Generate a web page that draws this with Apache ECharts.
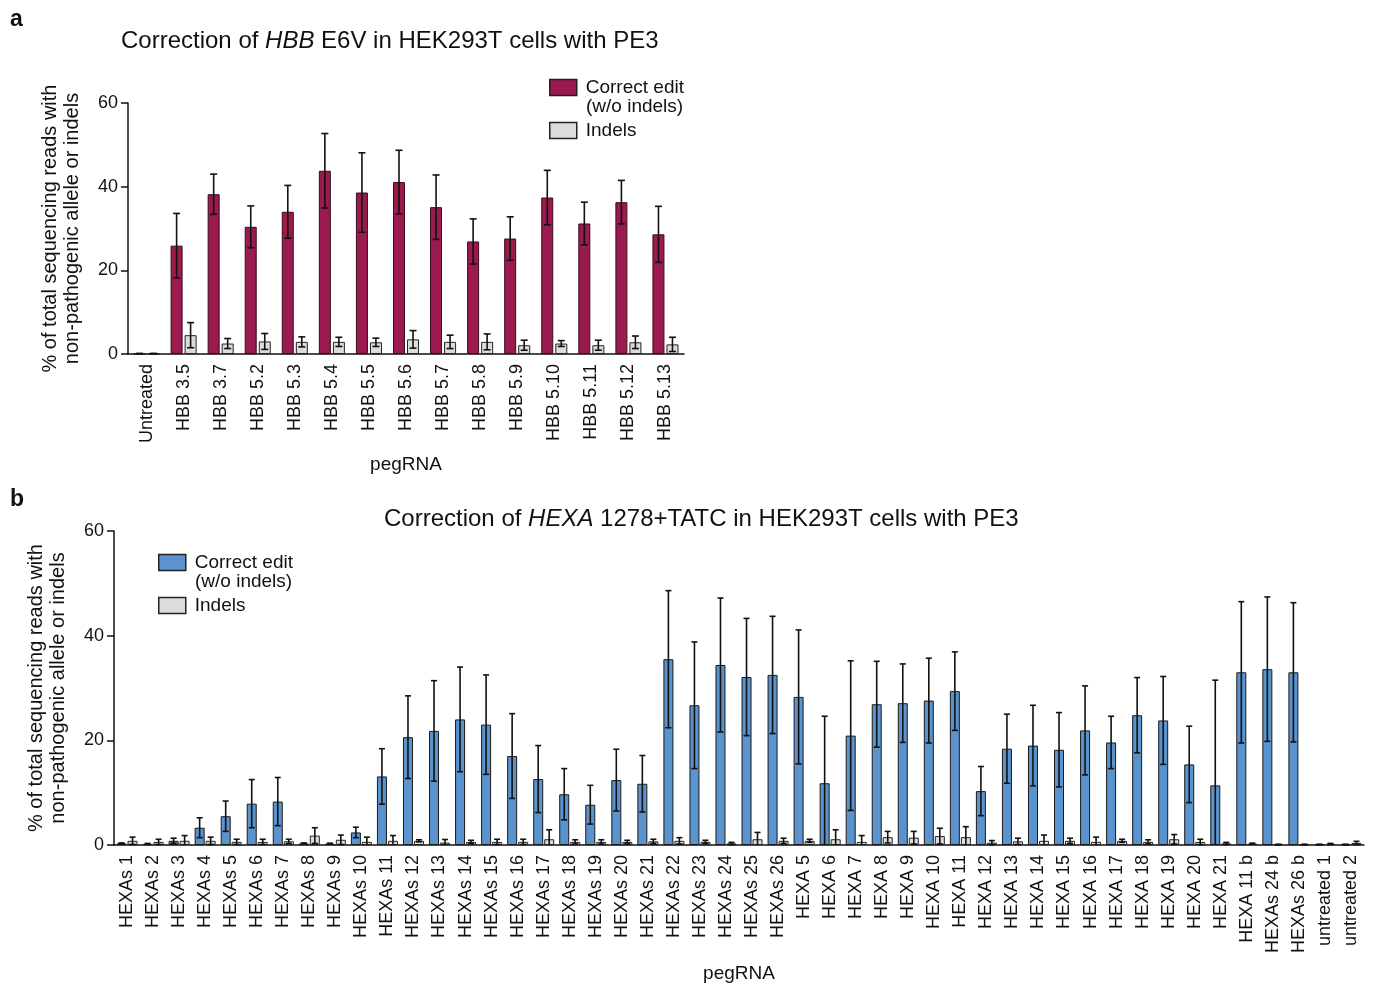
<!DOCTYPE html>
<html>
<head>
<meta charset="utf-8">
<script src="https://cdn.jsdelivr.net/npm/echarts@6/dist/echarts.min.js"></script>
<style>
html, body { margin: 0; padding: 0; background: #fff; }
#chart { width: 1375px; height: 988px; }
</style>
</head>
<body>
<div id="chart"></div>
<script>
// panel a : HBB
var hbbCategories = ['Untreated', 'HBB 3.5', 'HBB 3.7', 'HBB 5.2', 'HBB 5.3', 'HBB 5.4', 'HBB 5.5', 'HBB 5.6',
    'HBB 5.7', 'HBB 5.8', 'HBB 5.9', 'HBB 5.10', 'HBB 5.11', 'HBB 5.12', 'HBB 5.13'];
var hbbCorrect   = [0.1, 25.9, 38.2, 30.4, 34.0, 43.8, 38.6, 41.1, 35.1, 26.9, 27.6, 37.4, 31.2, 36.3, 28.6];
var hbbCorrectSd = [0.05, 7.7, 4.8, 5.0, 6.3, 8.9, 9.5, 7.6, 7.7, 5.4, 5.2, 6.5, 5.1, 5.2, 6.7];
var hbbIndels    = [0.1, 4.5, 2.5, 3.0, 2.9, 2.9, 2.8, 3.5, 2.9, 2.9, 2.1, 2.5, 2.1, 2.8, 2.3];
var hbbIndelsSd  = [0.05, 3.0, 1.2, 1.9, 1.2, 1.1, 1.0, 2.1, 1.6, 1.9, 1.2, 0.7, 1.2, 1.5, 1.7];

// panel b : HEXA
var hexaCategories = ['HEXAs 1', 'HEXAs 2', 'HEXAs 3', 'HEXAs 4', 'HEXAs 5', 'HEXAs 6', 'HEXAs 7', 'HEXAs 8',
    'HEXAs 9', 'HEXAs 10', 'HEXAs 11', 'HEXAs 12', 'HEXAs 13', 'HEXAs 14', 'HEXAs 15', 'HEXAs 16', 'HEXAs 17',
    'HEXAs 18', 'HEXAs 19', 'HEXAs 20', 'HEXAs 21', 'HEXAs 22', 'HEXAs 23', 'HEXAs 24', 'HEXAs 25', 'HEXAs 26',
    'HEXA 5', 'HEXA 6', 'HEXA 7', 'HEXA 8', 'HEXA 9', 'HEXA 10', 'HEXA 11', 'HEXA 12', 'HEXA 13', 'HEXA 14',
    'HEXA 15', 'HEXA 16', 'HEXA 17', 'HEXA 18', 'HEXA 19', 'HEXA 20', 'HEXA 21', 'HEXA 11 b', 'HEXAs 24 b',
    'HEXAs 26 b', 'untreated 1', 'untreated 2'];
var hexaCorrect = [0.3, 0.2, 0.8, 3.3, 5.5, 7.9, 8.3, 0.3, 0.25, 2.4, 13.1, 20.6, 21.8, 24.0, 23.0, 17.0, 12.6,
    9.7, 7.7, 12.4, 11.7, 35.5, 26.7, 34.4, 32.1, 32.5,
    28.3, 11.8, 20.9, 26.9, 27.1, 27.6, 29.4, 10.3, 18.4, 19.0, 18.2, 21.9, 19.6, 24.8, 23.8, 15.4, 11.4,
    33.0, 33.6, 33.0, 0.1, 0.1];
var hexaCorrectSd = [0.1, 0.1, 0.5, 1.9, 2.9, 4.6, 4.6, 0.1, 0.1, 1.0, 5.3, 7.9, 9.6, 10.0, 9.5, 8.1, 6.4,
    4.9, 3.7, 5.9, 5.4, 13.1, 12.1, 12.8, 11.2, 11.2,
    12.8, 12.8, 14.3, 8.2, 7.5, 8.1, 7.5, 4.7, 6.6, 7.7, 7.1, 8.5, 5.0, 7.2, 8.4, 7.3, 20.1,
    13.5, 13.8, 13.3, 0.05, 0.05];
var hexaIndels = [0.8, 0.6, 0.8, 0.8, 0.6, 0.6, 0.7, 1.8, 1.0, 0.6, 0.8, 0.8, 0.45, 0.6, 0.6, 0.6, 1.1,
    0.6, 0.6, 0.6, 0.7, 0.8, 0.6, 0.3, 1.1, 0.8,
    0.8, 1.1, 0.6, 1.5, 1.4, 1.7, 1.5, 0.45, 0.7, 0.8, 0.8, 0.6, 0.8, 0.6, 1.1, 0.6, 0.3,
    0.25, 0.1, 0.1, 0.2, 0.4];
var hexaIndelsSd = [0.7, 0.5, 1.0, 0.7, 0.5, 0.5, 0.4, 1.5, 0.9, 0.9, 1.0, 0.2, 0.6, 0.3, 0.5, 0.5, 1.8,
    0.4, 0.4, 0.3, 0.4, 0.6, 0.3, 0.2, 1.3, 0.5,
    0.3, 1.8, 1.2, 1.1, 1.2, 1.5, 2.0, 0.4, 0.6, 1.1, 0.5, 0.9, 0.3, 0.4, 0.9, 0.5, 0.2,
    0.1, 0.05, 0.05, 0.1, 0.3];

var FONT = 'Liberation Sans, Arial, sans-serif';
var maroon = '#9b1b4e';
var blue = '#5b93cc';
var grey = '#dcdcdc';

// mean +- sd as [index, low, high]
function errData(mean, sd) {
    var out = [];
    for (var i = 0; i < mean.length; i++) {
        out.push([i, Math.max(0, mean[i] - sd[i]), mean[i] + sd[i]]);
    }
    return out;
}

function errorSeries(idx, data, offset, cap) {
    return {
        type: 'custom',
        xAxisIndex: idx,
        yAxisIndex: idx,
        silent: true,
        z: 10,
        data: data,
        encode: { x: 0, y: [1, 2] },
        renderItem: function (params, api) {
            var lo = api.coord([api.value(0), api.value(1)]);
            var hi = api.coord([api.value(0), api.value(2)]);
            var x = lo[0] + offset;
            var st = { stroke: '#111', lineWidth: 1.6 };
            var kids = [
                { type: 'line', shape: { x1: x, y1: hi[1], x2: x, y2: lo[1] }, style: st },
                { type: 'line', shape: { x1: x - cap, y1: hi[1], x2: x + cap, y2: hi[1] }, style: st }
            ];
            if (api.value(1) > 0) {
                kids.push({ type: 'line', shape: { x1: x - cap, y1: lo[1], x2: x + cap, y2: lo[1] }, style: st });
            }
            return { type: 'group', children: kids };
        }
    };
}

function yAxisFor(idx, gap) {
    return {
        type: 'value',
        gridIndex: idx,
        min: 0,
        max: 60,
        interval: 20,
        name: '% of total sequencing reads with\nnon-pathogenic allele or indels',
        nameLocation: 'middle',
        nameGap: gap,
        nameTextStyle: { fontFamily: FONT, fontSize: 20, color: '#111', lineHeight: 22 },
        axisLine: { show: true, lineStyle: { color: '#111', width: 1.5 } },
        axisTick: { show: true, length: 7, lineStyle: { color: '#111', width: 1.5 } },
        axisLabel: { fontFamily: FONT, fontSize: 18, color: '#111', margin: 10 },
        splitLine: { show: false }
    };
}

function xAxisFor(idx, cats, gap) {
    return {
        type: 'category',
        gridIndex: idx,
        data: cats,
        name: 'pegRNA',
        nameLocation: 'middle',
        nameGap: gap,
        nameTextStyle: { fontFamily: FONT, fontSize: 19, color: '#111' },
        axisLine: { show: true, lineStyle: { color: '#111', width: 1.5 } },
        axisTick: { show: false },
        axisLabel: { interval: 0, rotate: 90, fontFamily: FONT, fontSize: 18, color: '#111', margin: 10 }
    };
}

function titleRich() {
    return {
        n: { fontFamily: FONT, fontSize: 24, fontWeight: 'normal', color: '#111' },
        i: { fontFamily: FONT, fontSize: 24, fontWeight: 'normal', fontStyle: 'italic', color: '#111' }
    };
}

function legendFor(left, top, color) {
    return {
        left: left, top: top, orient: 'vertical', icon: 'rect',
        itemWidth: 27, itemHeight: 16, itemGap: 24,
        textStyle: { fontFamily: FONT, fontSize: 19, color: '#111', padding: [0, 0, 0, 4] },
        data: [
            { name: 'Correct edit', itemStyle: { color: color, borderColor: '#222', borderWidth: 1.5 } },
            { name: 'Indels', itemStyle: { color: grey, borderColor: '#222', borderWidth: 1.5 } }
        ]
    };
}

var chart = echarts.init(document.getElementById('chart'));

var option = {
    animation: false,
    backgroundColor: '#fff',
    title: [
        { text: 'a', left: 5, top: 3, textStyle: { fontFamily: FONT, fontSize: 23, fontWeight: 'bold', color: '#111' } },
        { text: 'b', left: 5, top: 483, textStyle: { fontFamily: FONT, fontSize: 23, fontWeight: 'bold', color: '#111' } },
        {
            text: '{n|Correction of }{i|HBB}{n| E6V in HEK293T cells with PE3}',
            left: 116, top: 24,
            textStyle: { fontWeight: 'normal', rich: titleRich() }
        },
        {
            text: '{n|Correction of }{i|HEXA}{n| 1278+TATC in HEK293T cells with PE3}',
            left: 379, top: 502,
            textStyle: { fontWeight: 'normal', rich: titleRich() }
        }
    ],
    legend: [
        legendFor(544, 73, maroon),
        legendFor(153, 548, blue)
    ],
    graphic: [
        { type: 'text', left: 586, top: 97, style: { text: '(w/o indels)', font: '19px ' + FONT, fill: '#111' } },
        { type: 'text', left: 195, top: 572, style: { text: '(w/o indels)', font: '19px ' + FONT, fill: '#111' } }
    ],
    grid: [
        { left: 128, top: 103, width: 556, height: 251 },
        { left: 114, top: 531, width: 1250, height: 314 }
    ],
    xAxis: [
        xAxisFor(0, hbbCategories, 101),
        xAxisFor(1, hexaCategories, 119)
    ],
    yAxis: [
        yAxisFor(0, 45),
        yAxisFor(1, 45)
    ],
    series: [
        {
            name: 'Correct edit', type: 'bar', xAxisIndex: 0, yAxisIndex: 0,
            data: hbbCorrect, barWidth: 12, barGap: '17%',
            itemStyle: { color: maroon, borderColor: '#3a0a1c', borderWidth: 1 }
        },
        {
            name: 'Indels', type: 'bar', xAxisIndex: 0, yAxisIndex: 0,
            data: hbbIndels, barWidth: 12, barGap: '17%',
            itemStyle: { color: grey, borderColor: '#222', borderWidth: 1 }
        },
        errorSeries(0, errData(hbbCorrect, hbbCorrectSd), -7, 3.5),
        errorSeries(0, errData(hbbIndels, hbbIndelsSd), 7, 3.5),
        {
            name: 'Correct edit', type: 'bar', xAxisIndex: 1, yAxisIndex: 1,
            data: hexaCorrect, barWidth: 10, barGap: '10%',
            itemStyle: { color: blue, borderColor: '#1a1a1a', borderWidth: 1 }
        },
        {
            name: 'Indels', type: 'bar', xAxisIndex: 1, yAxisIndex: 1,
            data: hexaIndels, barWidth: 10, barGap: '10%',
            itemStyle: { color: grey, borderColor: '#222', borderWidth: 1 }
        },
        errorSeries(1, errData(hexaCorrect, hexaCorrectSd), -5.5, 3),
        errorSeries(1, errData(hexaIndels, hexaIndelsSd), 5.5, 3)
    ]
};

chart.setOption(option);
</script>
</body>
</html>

#####

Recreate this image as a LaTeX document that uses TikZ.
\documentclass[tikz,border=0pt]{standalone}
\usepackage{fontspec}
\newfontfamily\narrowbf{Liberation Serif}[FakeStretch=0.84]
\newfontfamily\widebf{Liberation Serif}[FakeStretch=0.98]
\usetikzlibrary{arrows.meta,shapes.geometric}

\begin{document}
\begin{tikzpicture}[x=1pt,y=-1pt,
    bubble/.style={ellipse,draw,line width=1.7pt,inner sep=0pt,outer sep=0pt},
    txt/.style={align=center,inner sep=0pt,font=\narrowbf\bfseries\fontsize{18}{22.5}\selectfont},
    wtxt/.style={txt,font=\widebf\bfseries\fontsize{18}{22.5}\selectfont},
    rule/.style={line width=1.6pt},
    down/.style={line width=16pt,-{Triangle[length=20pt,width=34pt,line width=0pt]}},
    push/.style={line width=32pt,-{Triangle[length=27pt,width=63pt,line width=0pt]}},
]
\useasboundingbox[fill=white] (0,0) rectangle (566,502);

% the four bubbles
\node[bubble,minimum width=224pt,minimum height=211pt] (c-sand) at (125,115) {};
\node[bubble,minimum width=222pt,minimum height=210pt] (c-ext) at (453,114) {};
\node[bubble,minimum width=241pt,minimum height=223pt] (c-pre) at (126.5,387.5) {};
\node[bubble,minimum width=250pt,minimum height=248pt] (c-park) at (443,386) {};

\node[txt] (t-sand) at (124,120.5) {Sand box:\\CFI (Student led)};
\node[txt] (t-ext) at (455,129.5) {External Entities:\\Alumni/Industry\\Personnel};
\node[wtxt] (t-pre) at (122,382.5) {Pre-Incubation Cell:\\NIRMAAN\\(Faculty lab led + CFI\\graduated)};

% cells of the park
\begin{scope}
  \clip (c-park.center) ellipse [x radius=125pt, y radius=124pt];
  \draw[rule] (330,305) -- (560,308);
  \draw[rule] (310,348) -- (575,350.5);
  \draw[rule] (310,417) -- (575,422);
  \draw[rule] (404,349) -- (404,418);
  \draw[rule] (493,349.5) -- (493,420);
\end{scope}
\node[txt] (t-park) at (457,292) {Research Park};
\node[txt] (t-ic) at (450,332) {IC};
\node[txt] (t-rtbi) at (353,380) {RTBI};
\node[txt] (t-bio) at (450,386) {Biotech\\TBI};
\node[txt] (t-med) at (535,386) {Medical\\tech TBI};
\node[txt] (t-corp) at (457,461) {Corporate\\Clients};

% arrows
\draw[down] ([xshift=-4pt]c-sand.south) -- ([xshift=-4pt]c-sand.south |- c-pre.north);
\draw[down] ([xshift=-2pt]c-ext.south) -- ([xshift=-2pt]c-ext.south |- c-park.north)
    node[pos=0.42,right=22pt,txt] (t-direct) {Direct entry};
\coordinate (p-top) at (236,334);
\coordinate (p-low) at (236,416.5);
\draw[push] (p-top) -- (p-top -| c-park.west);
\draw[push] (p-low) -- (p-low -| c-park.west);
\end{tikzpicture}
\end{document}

#####

* [WHAT IS NEEDED]: Beginning with the line above that contains "Generate a web" and ending with the line that contains "1.2, 1.5, 1.7];", quote each line exactly, keeping out the pictures.

* [SOLUTION FOR THIS PROBLEM]:
Generate a web page that draws this with Apache ECharts.
<!DOCTYPE html>
<html>
<head>
<meta charset="utf-8">
<script src="https://cdn.jsdelivr.net/npm/echarts@6/dist/echarts.min.js"></script>
<style>
html, body { margin: 0; padding: 0; background: #fff; }
#chart { width: 1375px; height: 988px; }
</style>
</head>
<body>
<div id="chart"></div>
<script>
// panel a : HBB
var hbbCategories = ['Untreated', 'HBB 3.5', 'HBB 3.7', 'HBB 5.2', 'HBB 5.3', 'HBB 5.4', 'HBB 5.5', 'HBB 5.6',
    'HBB 5.7', 'HBB 5.8', 'HBB 5.9', 'HBB 5.10', 'HBB 5.11', 'HBB 5.12', 'HBB 5.13'];
var hbbCorrect   = [0.1, 25.9, 38.2, 30.4, 34.0, 43.8, 38.6, 41.1, 35.1, 26.9, 27.6, 37.4, 31.2, 36.3, 28.6];
var hbbCorrectSd = [0.05, 7.7, 4.8, 5.0, 6.3, 8.9, 9.5, 7.6, 7.7, 5.4, 5.2, 6.5, 5.1, 5.2, 6.7];
var hbbIndels    = [0.1, 4.5, 2.5, 3.0, 2.9, 2.9, 2.8, 3.5, 2.9, 2.9, 2.1, 2.5, 2.1, 2.8, 2.3];
var hbbIndelsSd  = [0.05, 3.0, 1.2, 1.9, 1.2, 1.1, 1.0, 2.1, 1.6, 1.9, 1.2, 0.7, 1.2, 1.5, 1.7];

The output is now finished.